Look at other measures of relevancy. Erik has a great experiment with PageRank-like link scoring. We could also measure recent article activity (visits and edits), query activity (changes in frequency of terms and phrases) to identify "hot" topics. Whether we can do this fast enough to keep up with trends is another question—i.e., is the necessary hardware worth the search quality boost? We need to figure out both extent of the hardware and the boost!

Work out a way to merge result streams from different related queries. If we mangle a query to improve it, or run several versions of it, how do merge results from these streams into a single result set?

Query mangling and other alternate searches and results

"Exploded abbreviation" recognition: if all the terms in a query are capitalized single letters, maybe run them all together and try again? See A S L O and and I C T above.

Look into query mangling for certain categories of popular query types. Using thesauri (see below), term re-ordering, etc.

Thesauri—general thesauri exist (i.e., linking lawyer and attorney), and statistical "related terms" thesauri can be computed based on statistically improbable co-occurence (on the assumption of random distribution), which would allow us to do things like, look for related terms when we can't find any/many results, or suggest disambiguating additional terms for ambiguous queries, or disambiguate terms based on co-occurence in queries, etc.

Handle questions and other query templates to remove irrelevant text from the query, when appropriate.

Look into longest-prefix-of-query vs. article-title matching (or maybe longest-substring within a query)—possibly requiring at least two words. If this gives a good article title match, pop it to the top!

Handle quotes better:
- Either figure out why quoted single words don't do well, or strip the quotes—at least for potential title matches.
- Figure out why we don't do spelling correction inside quotes (esp. longer phrases) and fix it.

Investigate searching for really, really good matches in some namespaces—especially the Category and File namespaces—even if not requested by the user.

Misc

Investigate why india cricket world cup didn't match India_at_the_Cricket_World_Cup, and see if there's a more general issue.

Relevance Lab!

We've talked before about having a relevance lab, and we have lots of pieces that would go into it, but everyone is still doing their own thing. It would be nice to have a unified framework to work in, and potentially open it up to others for experimentation!

I see at least four kinds of experiments we'd want to run, which have different infrastructure needs:

differing queries: I want to compare how tall is X / height of X queries against just X for many values of X.
differing configs: I want to compare slop=0 to slop=1.
differing code: I want to compare running with this Gerrit patch against a baseline.
differing indexes: I want to compare having a reverse index to not having a reverse index.

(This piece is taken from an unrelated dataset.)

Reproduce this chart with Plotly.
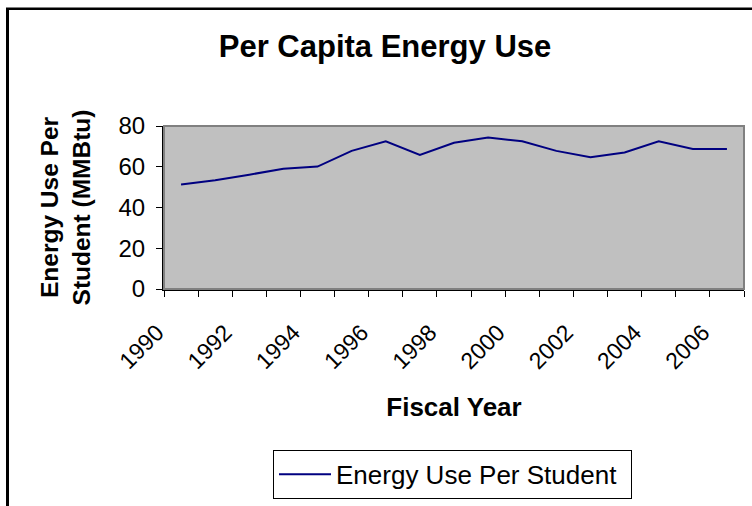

Some experiments would overlap these categories, but the requirements for some are greater than others. Obviously just running different queries and collating the results is the easiest. And config changes are easier than having different indexes.

The automatic and manual evaluations we could run would be the same in all cases. Some automatic evaluations:

# queries with zero results
# queries with changes in order in the top-N (5?, 10?, 20?) results
# queries with new results in the top-N results
# queries with changes in total results (very pretty 2-D graphs await!)
etc.

Changes that make little difference would be fairly obvious, and in cases where there is some difference in results, we could link to example queries that show side-by-side results (with diff highlighting, if we want to get fancy), allowing for manual review of affected queries.